My fascination with Vasai Fort goes back a long way. I spent my childhood and early adult years, not too far from this magnificent edifice but it is only more recently that I began digging into its history. Here’s my attempt at crunching 500 years of its history into a quick read.

After 11 perilous months at sea, Portuguese explorer Vasco de Gama landed on the shores of Calicut in southwest India on 20th May 1498, thus pioneering the highly sought after sea route to India. But even before this momentous discovery, the city of Vasai (on the west coast of India, to the north of Calicut and Bombay) was a thriving port, frequented by traders from the Middle East and Europe, including the famous Venetian merchant, Marco Polo.

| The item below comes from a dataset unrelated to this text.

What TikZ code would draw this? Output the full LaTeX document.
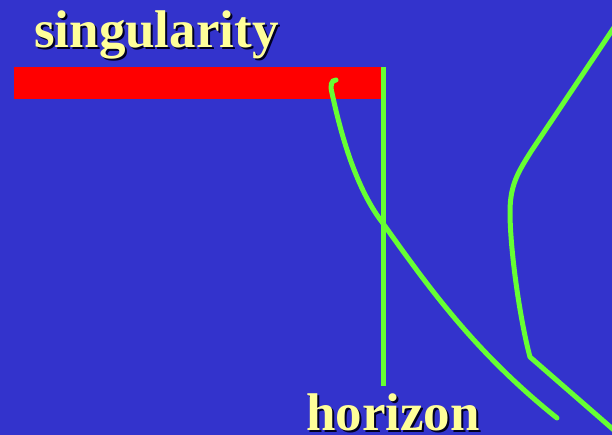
\documentclass[tikz,border=0pt]{standalone}
\usepackage{fontspec}
\setmainfont{Liberation Serif}
\definecolor{bgblue}{HTML}{3333CC}
\definecolor{barred}{HTML}{FF0000}
\definecolor{lgreen}{HTML}{66FF33}
\definecolor{lyellow}{HTML}{FFFF99}
\definecolor{shadowc}{HTML}{000022}
\newcommand{\shadowtext}[1]{\makebox[0pt][l]{\hspace{2pt}\raisebox{-2pt}{\color{shadowc}#1}}#1}
\begin{document}
\begin{tikzpicture}[x=1pt,y=-1pt,
  lbl/.style={font=\fontsize{53}{53}\selectfont\bfseries, text=lyellow, inner sep=0pt, anchor=base west},
  wline/.style={draw=lgreen, line width=5pt}]
\fill[bgblue] (0,0) rectangle (612,435);
\useasboundingbox (0,0) rectangle (612,435);
% singularity bar
\fill[barred] (14,67) rectangle (383,99);
% horizon line
\coordinate (htop) at (383,67);
\coordinate (hbot) at (383,386);
\draw[wline] (htop) -- (hbot);
% infalling worldline
\coordinate (a0) at (336,80);
\coordinate (a1) at (382,222);
\coordinate (a2) at (557,418);
\draw[wline, line cap=round] (a0) .. controls (331,80) and (330,86) .. (332,93)
  .. controls (341,135) and (356,188) .. (a1)
  .. controls (425,282) and (472,350) .. (a2);
% outer worldline
\coordinate (b0) at (615,26);
\coordinate (b1) at (532,150);
\coordinate (b2) at (510,212);
\coordinate (b3) at (530,357);
\coordinate (b4) at (615,431);
\draw[wline, line join=round] (b0) -- (b1) .. controls (518,172) and (510,185) .. (b2)
  .. controls (510,250) and (520,320) .. (b3) -- (b4);
% labels
\node[lbl] (singtxt) at (34,48) {\shadowtext{singularity}};
\node[lbl] (hortxt) at (306,430) {\shadowtext{horizon}};
\end{tikzpicture}
\end{document}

Early navigational maps, like the India Orientalis (1579) by Flemish cartographer Abraham Ortelius, mention Baçaim (the Portuguese name for Vasai). Such was its prominence in those days.

On 23rd December 1534, the city of Vasai was ceded by its then ruler Sultan Bahadur Shah of Gujarat to the Portuguese. The Portuguese went on to build a massive fort, Fortaleza de São Sebastião de Baçaim (Fort of St. Sebastian of Vasai), with an entire town enveloped within the fort walls. Vasai Fort served as the capital of the powerful northern Portuguese province (Corte da Norte) and until it was lost to the Marathas in 1739. After multiple battles between the Marathas and the British for control of the fort and surrounding areas, they came to a mutually convenient arrangement in 1802. The British however, preferred the neighbouring island of Mombaim (Bombay), which became a key centre for the East India Company; and in due course, Vasai lost its significance. Presently, the fort is managed by the Archaeological Survey of India.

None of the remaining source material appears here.